If you have material you'd like to contribute, please see this page, with a few guidlines that would help me serve us all better.

These are posted in the order I received them with the most recently-received ones at the top.

Buddy Rich photos contributed by friends

Steve Jacobs, from Mapex Drums USA, contributed these excellent photos of Buddy at Disneyland.

Walter Hern contributed these photos of Buddy from two different eras.

Click here for his photos, from a September, 1963 performance with Harry James, and a concert featuring Buddy's own band, in 1972. Both performances are at Disneyland.

Fred Marcin has contributed some GREAT photos, and a recording he made at the concert, to go with them!

Click here for his photos, from a January 24th, 1980 concert that Fred attended.

Here's a great autographed photo of Buddy Rich as a child performer, from 1923, when Buddy would have been about 6 years old, contributed by Rex Strother, from Salt Lake, Utah. (This is scanned at 300 dpi, so it's suitable for printing.)

Note: Rex was kind enough to send along an even larger scan of this same photo, also at 300 dpi, which would make a nice 8X10 print. Click here for the larger one.

Rex's comments:

I was going through the memorabilia of Eileen Barton, from her estate (she was a 40s/50s pop singer) and she had an 8x10, signed to her mother Elsie (Eileen's parents were in vaudeville) from "Traps, The Drum Wonder" - dated February 12, 1923.

Here it is (autographed to Elsie Barton, mother of Eileen Barton the pop singer who had the #1 hit "If I Knew You Were Comin' I'd've Baked a Cake" on Mercury).Rex Strother (Salt Lake City, UT)

Here are my photos, from a 1977 Buddy Rich concert in Minneapolis. (Mike James)

Photos contributed by Gary Kindt, including one photo of Buddy with Harry James in 1964, and three photos of Buddy with his own band, from 1982.

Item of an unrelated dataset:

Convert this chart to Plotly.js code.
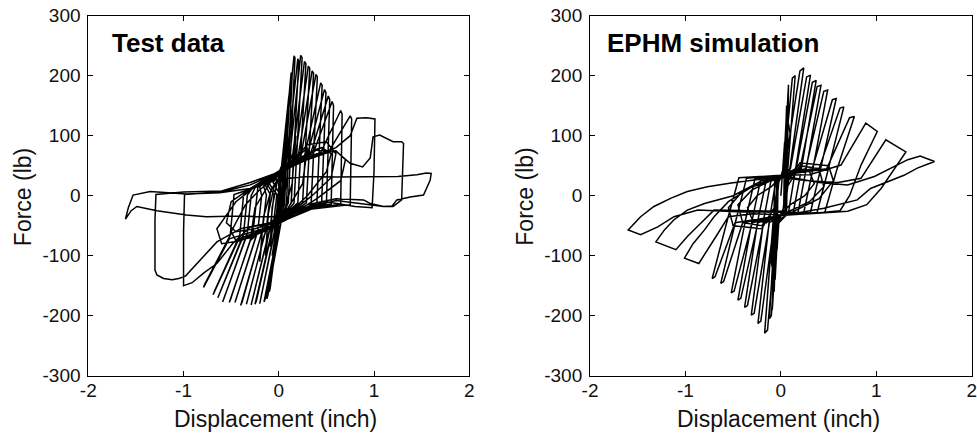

Here's a big selection of 38 photos contributed by Glen Darling. These photos are from two performances in Nutley, New Jersey, in 1974 and 1975. Glen, and his friend Marla Parris, provided the notes below:

First, my thanks to Mike James. He is a real human being, an avid Buddy Rich fan and a man dedicated to music.

My thanks second to Marla Parris, who emailed me after I posted some of these pictures on my Yahoo 360 site to tell me she was at both performances. She reminded me of the name of the club in where I took the March 1974 pictures. Marla is special people.

These notes are from both of us.

March 1974:

Colony Three, Nutley, NJ. (I said Belleville, NJ, which borders Nutley. But, Marla says Nutley, Her mind is a steel trap. Mine's a steel sieve. AND she is younger and prettier than me, so Nutley it is.)

For you fans of detail, he was using the Slingerland TDR (Total Dynamic Response) snare drum, later designated as a Buddy Rich snare drum with the TDR strainer. As always, the drums sounded like artillery - the snare a machine gun and the bass drum like a cannon.

Charlie Callas (a comedian and TV star at the time) was in the audience. Charlie is also a drummer. He sat in, playing "Love For Sale". Buddy grabbed a camera from a patron and climbed all over Charlie pretending to take pictures. Charlie did his usual shtick of making faces.

Interesting note: when Charlie played, Buddy's drums did not sound like artillery - the snare a machine gun and the bass drum a cannon. When Buddy played them, they did. Another testimony to the fact that he Man had magic in his hands and he played his ass off as usual.

I don't have a lot details to share on the Holiday Inn gig from 1975, other than noticing that the tunes were much longer than the recorded versions because Buddy was allowing more soloists and letting those soloists really stretch out.

My guess? This was due to having the recently disbanded small group for a year, where the guys really blew out.

The other memory was the wild, loud reception from the audience for Ben Brown's bass and Steve Marcus' soprano/wah wah solo on Three Day Sucker, followed by Buddy's solo at the end of the tune - left hand 16th notes on the snare, right hand accenting on different drums/cymbals (just like the record), but this time he really went through the paces. A real treat.